Practical Ways to Lower Your Phone Bill — MVNOs, Family Plans, and Hidden Fees
Phone Bills Are More Flexible Than You Think
Most people treat their cellular bill like rent — a fixed cost that just is what it is. In reality, 30–50% of it is often optional, hidden in features you never use, plans that don't match your usage, or a carrier choice that hasn't been reviewed in years. Here's a checklist that reliably knocks $20–$50 a month off the average bill.
Step 1 — Audit What You Actually Use
Before changing anything, log in to your carrier's app or website and pull your usage for the last 3–6 months. Most "unlimited" customers use 10–20 GB a month. If your average is below the cap of a cheaper plan, you're leaving money on the table.
Look at:
- Data (GB) — the number that usually matters
- Talk minutes — typically irrelevant on modern plans
- Texts — same
Step 2 — Consider an MVNO
MVNOs (Mint, Visible, US Mobile, Tello, and others in the US; various providers elsewhere) lease network capacity from the big three carriers. You get the same towers at 40–60% less. Call and data quality are usually indistinguishable in daily use.
Good candidates: single-line users not locked into family discounts, anyone already paying full price for an unlocked phone, light to moderate data users.
Watch-outs: priority on the network can drop during congestion (briefly slower speeds at peak times), international roaming is less polished, some perks (device trade-ins, streaming bundles) disappear.
Step 3 — Stack Discounts You're Entitled To
- Family / multi-line plans. The per-line price drops sharply at 3–4 lines.
- Autopay and paperless billing — usually $5–10 per line per month.
- Employer/alumni/military discounts — many carriers offer them but never mention them. Check your employer benefits portal.
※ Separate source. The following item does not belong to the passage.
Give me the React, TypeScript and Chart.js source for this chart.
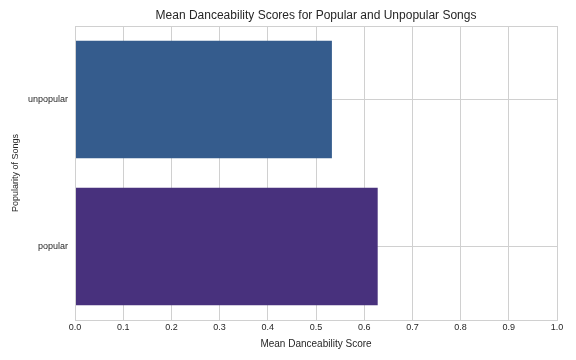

- Bundle with home internet — often another $10–20 off if you already pay the same provider.
Step 4 — Kill Add-Ons You Forgot About
Every old account collects a few of these:
- Device insurance you've never claimed (often $8–15/month per line)
- International long-distance packs still active from a trip two years ago
- Ringback tones, cloud storage bundles, premium voicemail
- Hotspot or data-sharing add-ons on lines that don't need them
Open your carrier app → "Manage add-ons" and prune. Nothing obvious to cut? Call and ask a rep to read out your add-ons line by line.
Step 5 — Buy Unlocked, Pair With a Cheaper Plan
The traditional "free phone on contract" offer ties you to a premium postpaid plan. Buy the phone outright (even on a 0% card plan) and you're free to switch to any MVNO any time. Over a two-year cycle, this usually wins by hundreds of dollars, especially if you don't need the newest flagship every year.
Step 6 — Don't Get Stung by Roaming
For short international trips, eSIM apps (Airalo, Nomad, Holafly) beat carrier day-passes by 3–5×. Install one before you leave, activate on arrival, and keep your primary line just for SMS/2FA. If you need to rely on your carrier's travel pass, enable it manually before departure — waking up to a $300 data roaming charge is a classic mistake.
Annual Savings, By the Numbers
A typical four-person household trimming $30 per line saves roughly $1,440 per year. The biggest levers, in order of impact:
- Right-size the plan to actual usage
- Switch to an MVNO or a promotional multi-line plan
- Drop add-ons you never use
- Apply every discount you qualify for (employer, autopay, bundle)
- Use eSIM travel plans instead of roaming
Thirty minutes with your carrier app tonight usually returns more dollars per hour than almost anything else you'll do this week.